Time for reckoning has not come for Tokyo and Japan – yet. Which is for the best. It promises to be a difficult time. The Japanese know this. They are preparing for it.
But for the Tokyo Games Organising Committee, Monday, September 6th, was marked by a first assessment. As the symbol of the Paralympic movement, the three “Agistos”, was removed from its barge in Ariake Bay, the two main leaders of the Games held a press conference. Toshiro Muto, the director general, a veteran of the event, and Seiko Hashimoto, the president, who was brought in last spring to put an end to the controversy sparked by the sexist remarks made by her predecessor, Yoshiro Mori.
The two Japanese avoided any triumphalism. But they also did not hide their “pride” in having completed the two events without causing the sanitary catastrophe predicted by the scientific community.
“I am proud of Japan, proud that it hosted the Olympic and Paralympic Games, the first two world events organised since the pandemic, and that it was able to pass the baton to Paris,” Seiko Hashimoto said soberly, masked in all circumstances.
Then the former Japanese speed skater and cyclist took her time to answer the question of whether the Tokyo Games could be considered a success. “As we were not able to host the Tokyo Games in a complete form, with the public, I can’t say that they were 100% successful. I think history will determine whether they were a success or not.”
More pragmatically, Toshiro Muto is already talking about finances. The subject is slippery. It was before the Games even began, and it is even more so now, as the organising committee’s accountants will see the last of the expenses come in, including the tens of thousands PCR tests carried out since July 1st, but without being able to count on ticketing revenue.
The Tokyo 2020 chief executive suggested that discussions would soon begin with the Tokyo authorities and the Japanese government on how to compensate for the loss of spectators at the venues. They should come down to one question: who will pay?

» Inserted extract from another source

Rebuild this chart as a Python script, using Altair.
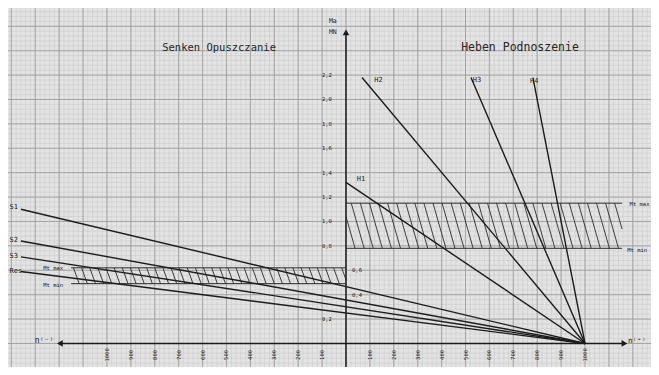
import altair as alt
import numpy as np
import pandas as pd

# ---- data ----
line_names = ["S1", "S2", "S3", "Res.", "H1", "H2", "H3", "H4"]
line_n0 = [-1360, -1360, -1360, -1360, 0, 67, 523, 782]
line_m0 = [1.10, 0.84, 0.71, 0.59, 1.32, 2.18, 2.18, 2.18]
line_n1 = [1000, 1000, 1000, 1000, 1000, 1000, 1000, 1000]
line_m1 = [0, 0, 0, 0, 0, 0, 0, 0]

# line labels
lab_text = ["S1", "S2", "S3", "Res.", "H1", "H2", "H3", "H4"]
lab_n = [-1408, -1408, -1408, -1408, 45, 118, 530, 770]
lab_m = [1.12, 0.85, 0.72, 0.595, 1.35, 2.16, 2.16, 2.15]

# bands (n from, n to, Mmin, Mmax)
band_s = [-1150, 0, 0.49, 0.62]
band_h = [0, 1155, 0.78, 1.15]
band_lab_text = ["Mt max", "Mt min", "Mt max", "Mt min"]
band_lab_n = [-1225, -1225, 1228, 1218]
band_lab_m = [0.62, 0.48, 1.14, 0.765]

# axis tick labels
x_tick_vals = [-1000, -900, -800, -700, -600, -500, -400, -300, -200, -100,
               100, 200, 300, 400, 500, 600, 700, 800, 900, 1000]
x_tick_labels = ["1000", "900", "800", "700", "600", "500", "400", "300", "200", "100",
                 "100", "200", "300", "400", "500", "600", "700", "800", "900", "1000"]
y_tick_vals = [2.2, 2.0, 1.8, 1.6, 1.4, 1.2, 1.0, 0.8, 0.6, 0.4, 0.2]
y_tick_labels = ["2,2", "2,0", "1,8", "1,6", "1,4", "1,2", "1,0", "0,8", "0,6", "0,4", "0,2"]
y_tick_side = [-1, -1, -1, -1, -1, -1, -1, -1, 1, 1, -1]

titles = ["Senken Opuszczanie", "Heben Podnoszenie"]
title_n = [-531, 728]
title_m = [2.42, 2.42]
title_size = [10.5, 11.5]

XDOM = [-1414, 1276]
YDOM = [-0.193, 2.75]
xs = alt.Scale(domain=XDOM, nice=False, zero=False)
ys = alt.Scale(domain=YDOM, nice=False, zero=False)
FONT = "DejaVu Sans Mono"
INK = "#1c1c1c"


def X(f):
    return alt.X(f"{f}:Q", scale=xs, axis=None)


def Y(f):
    return alt.Y(f"{f}:Q", scale=ys, axis=None)


# ---- graph paper ----
minor_x = pd.DataFrame({"n": np.arange(-1400, 1281, 20)})
major_x = pd.DataFrame({"n": np.arange(-1400, 1281, 100)})
minor_y = pd.DataFrame({"m": np.round(np.arange(-0.2, 2.76, 0.04), 3)})
major_y = pd.DataFrame({"m": np.round(np.arange(-0.2, 2.76, 0.2), 3)})

g1 = alt.Chart(minor_x).mark_rule(color="#c9c9c9", strokeWidth=0.55).encode(x=X("n"))
g2 = alt.Chart(minor_y).mark_rule(color="#c9c9c9", strokeWidth=0.55).encode(y=Y("m"))
g3 = alt.Chart(major_x).mark_rule(color="#9e9e9e", strokeWidth=0.9).encode(x=X("n"))
g4 = alt.Chart(major_y).mark_rule(color="#9e9e9e", strokeWidth=0.9).encode(y=Y("m"))


# ---- hatched bands ----
def hatch(n0, n1, mb, mt, d, step):
    rows = []
    t = n0 - d
    while t < n1:
        smin = max(0.0, (n0 - t) / d)
        smax = min(1.0, (n1 - t) / d)
        if smax > smin:
            rows.append(dict(a=t + d * smin, b=mt - (mt - mb) * smin,
                             a2=t + d * smax, b2=mt - (mt - mb) * smax))
        t += step
    return rows


hatch_df = pd.DataFrame(hatch(band_h[0], band_h[1], band_h[2], band_h[3], 54, 38)
                        + hatch(band_s[0], band_s[1], band_s[2], band_s[3], 24, 34))
hatch_layer = alt.Chart(hatch_df).mark_rule(color="#2a2a2a", strokeWidth=0.9).encode(
    x=X("a"), y=Y("b"), x2="a2:Q", y2="b2:Q")

edges_df = pd.DataFrame({
    "a": [band_s[0], band_s[0], band_h[0], band_h[0]],
    "a2": [band_s[1], band_s[1], band_h[1], band_h[1]],
    "b": [band_s[2], band_s[3], band_h[2], band_h[3]],
})
edges = alt.Chart(edges_df).mark_rule(color="#2a2a2a", strokeWidth=1.0).encode(
    x=X("a"), x2="a2:Q", y=Y("b"))

# ---- axes ----
axes_df = pd.DataFrame({"a": [-1197, 0], "a2": [1165, 0], "b": [0, -0.2], "b2": [0, 2.55]})
axes = alt.Chart(axes_df).mark_rule(color=INK, strokeWidth=1.5).encode(
    x=X("a"), x2="a2:Q", y=Y("b"), y2="b2:Q")

arrows_df = pd.DataFrame({"a": [0, -1197, 1165], "b": [2.55, 0, 0],
                          "s": ["triangle-up", "triangle-left", "triangle-right"]})
arrows = alt.Chart(arrows_df).mark_point(filled=True, color=INK, size=45, opacity=1).encode(
    x=X("a"), y=Y("b"), shape=alt.Shape("s:N", scale=None, legend=None))

# ---- characteristic lines ----
lines_df = pd.DataFrame({"name": line_names, "a": line_n0, "b": line_m0,
                         "a2": line_n1, "b2": line_m1})
lines = alt.Chart(lines_df).mark_rule(color=INK, strokeWidth=1.4).encode(
    x=X("a"), y=Y("b"), x2="a2:Q", y2="b2:Q")

# ---- texts ----
lab_df = pd.DataFrame({"t": lab_text, "a": lab_n, "b": lab_m})
labs = alt.Chart(lab_df).mark_text(font=FONT, fontSize=7, color=INK, align="left",
                                   baseline="middle").encode(x=X("a"), y=Y("b"), text="t:N")

blab_df = pd.DataFrame({"t": band_lab_text, "a": band_lab_n, "b": band_lab_m})
blabs = alt.Chart(blab_df).mark_text(font=FONT, fontSize=5.5, color=INK,
                                     baseline="middle").encode(x=X("a"), y=Y("b"), text="t:N")

xt_df = pd.DataFrame({"t": x_tick_labels, "a": x_tick_vals, "b": [-0.094] * len(x_tick_vals)})
xt = alt.Chart(xt_df).mark_text(font=FONT, fontSize=5.5, color=INK, angle=270,
                                baseline="middle").encode(x=X("a"), y=Y("b"), text="t:N")

yt_df = pd.DataFrame({"t": y_tick_labels, "b": y_tick_vals,
                      "a": [-80 if s < 0 else 46 for s in y_tick_side]})
yt = alt.Chart(yt_df).mark_text(font=FONT, fontSize=5.5, color=INK,
                                baseline="middle").encode(x=X("a"), y=Y("b"), text="t:N")

tt_df = pd.DataFrame({"t": titles, "a": title_n, "b": title_m, "s": title_size})
tt = alt.Chart(tt_df).mark_text(font=FONT, color="#262626",
                                baseline="middle").encode(
    x=X("a"), y=Y("b"), text="t:N", size=alt.Size("s:Q", scale=None, legend=None))

misc_df = pd.DataFrame({"t": ["Ma", "MN", "n⁽⁻⁾", "n⁽⁺⁾"],
                        "a": [-55, -55, -1222, 1180],
                        "b": [2.64, 2.55, 0.02, 0.02]})
misc1 = alt.Chart(misc_df.iloc[:2]).mark_text(font=FONT, fontSize=6.5, color=INK,
                                               baseline="middle").encode(x=X("a"), y=Y("b"), text="t:N")
misc2 = alt.Chart(misc_df.iloc[2:3]).mark_text(font=FONT, fontSize=8, color=INK, align="right",
                                                baseline="middle").encode(x=X("a"), y=Y("b"), text="t:N")
misc3 = alt.Chart(misc_df.iloc[3:4]).mark_text(font=FONT, fontSize=7.5, color=INK, align="left",
                                                baseline="middle").encode(x=X("a"), y=Y("b"), text="t:N")

chart = alt.layer(g1, g2, g3, g4, hatch_layer, edges, axes, arrows, lines,
                  labs, blabs, xt, yt, tt, misc1, misc2, misc3).properties(
    width=643, height=359, background="#e3e3e3", padding=0, autosize="none"
).configure_view(stroke=None)

chart.save("out.html", embed_options={"renderer": "svg", "actions": False})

Toshiro Muto started giving the answer on Monday during a press conference. “The rule in this area is that the host city will bear the losses,” he explained. “But a more specific decision will be made after discussions with all parties”. In any case, the IOC will not be involved. The Olympic body repeatedly said before and during the Tokyo Games that its subsidy had already been re-evaluated after the decision to postpone the event, but that it would not be changed. Its position is not expected to change.
As a reminder, the organisers had estimated that the ticket sales would bring in at least 90 billion yen, or about 819 million dollars. The decision to close the doors to the public has wiped out this line in the Games’ budget.
The discussions are likely to be lively. In any case, it will be up to Japanese taxpayers to cover the losses. But surprisingly, the often painful experience of the Tokyo Games does not seem to have cured Japan of its Olympic fever. The peninsula wants more. And without much delay.
Seiko Hashimoto made this clear in her own way during a press conference. The former Olympic minister said she wanted the city of Sapporo, on the island of Hokkaido, to continue its bid to host the Winter Games in 2030. She then caused a stir by admitting that she was ready to lead the organising committee if Sapporo was chosen by the IOC.